The university, which is part of the Russell Group, has seen a 13 percentage point rise in the proportion of firsts awarded since five years ago, in 2014/15.

A spokesperson for Imperial College London said: “Our students are high-achievers, their pre-university qualifications are among the highest of any university, and it is to be expected that many go on to gain first class degrees.

“Imperial maintains rigorous academic standards and has robust quality assurance processes in place.”

Two, smaller, specialist institutions gave out a higher proportion of firsts last year.

These were the Royal Academy of Music (52%) and AECC University College, which specialises in health sciences (50%).

The Royal Academy of Music said: “Entry to our undergraduate programmes is extremely competitive and our students hone their skills to a professional level with leading teachers over a four-year intensive programme of study.

“To ensure that we are setting appropriate standards we have two levels of externality in the assessment of our students’ work: a robust system of external examiners to oversee the totality of each programme, and a system of specialist external assessors to ensure that every final recital panel has an experienced professional who is independent of the institution.”

The analysis also shows that 138 out of 153 institutions with comparable data saw at least a one percentage point increase in the numbers of firsts awarded in a five-year period (between 2014/15 and 2018/19).

These figures are all rounded to the nearest whole percentage.

PA’s analysis also shows that of the institutions for which there is comparable data, nearly one in four (24%) – some 36 universities and colleges in total – saw at least a 10 percentage point increase in the number of firsts awarded between 2014/15 and 2018/19.

Ravensbourne University London had the largest increase, with the proportion of firsts given rising 21 percentage points in five years.

Emma Shailer, Ravensbourne’s director of student recruitment and success, said: “We are delighted to see the significant growth in the number of first-class degrees awarded to our students.

“High levels of graduate employment at Ravensbourne are another reflection of the quality of our staff and students — we are incredibly proud to have such talented ambassadors representing us in industry.”

Education Secretary Gavin Williamson has previously warned that the increasing proportion of students being awarded top grades is “undermining our world-class reputation”.
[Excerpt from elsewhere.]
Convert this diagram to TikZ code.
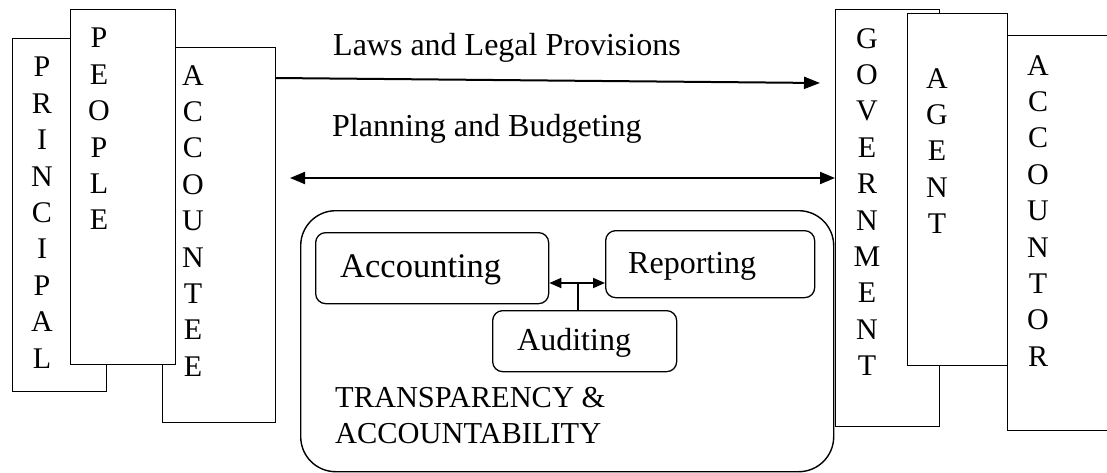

Speaking last month, he said: “The levels of firsts and upper second honour degrees remain at an all-time high.

“Universities are expected to use their awarding powers responsibly and must not inflate grades for their own reputation or league table ranking.”

Nicola Dandridge, chief executive of the Office for Students, said: “At a sector level, the data does show that the rapid increase in the rates of students being awarded first-class degrees has stalled. This arrests a long-term trend, with significant, year-on-year increases having been seen since 2011. ”

She added: “Grade inflation risks undermining public confidence in higher education for students, graduates and employers alike. We will continue to seek action to address these issues, both across the higher education sector as a whole and, should it be necessary, at individual universities.”

A spokesman for Universities UK said: “Recent data suggests the number of students getting top degrees is beginning to stabilise.

“New arrangements have been put in place for awarding degrees and as new students begin their studies under these arrangements, we expect to see a further impact on results in future years when these students graduate.

“Universities UK will be reviewing progress one year on from the publication of the statement of intent and we will look again at what more the sector should do if progress has not been made.

“In this debate we should not overlook the evidence that students are working harder and improvements in teaching and investment in academic support and widening participation initiatives are also leading to legitimate grade improvement.”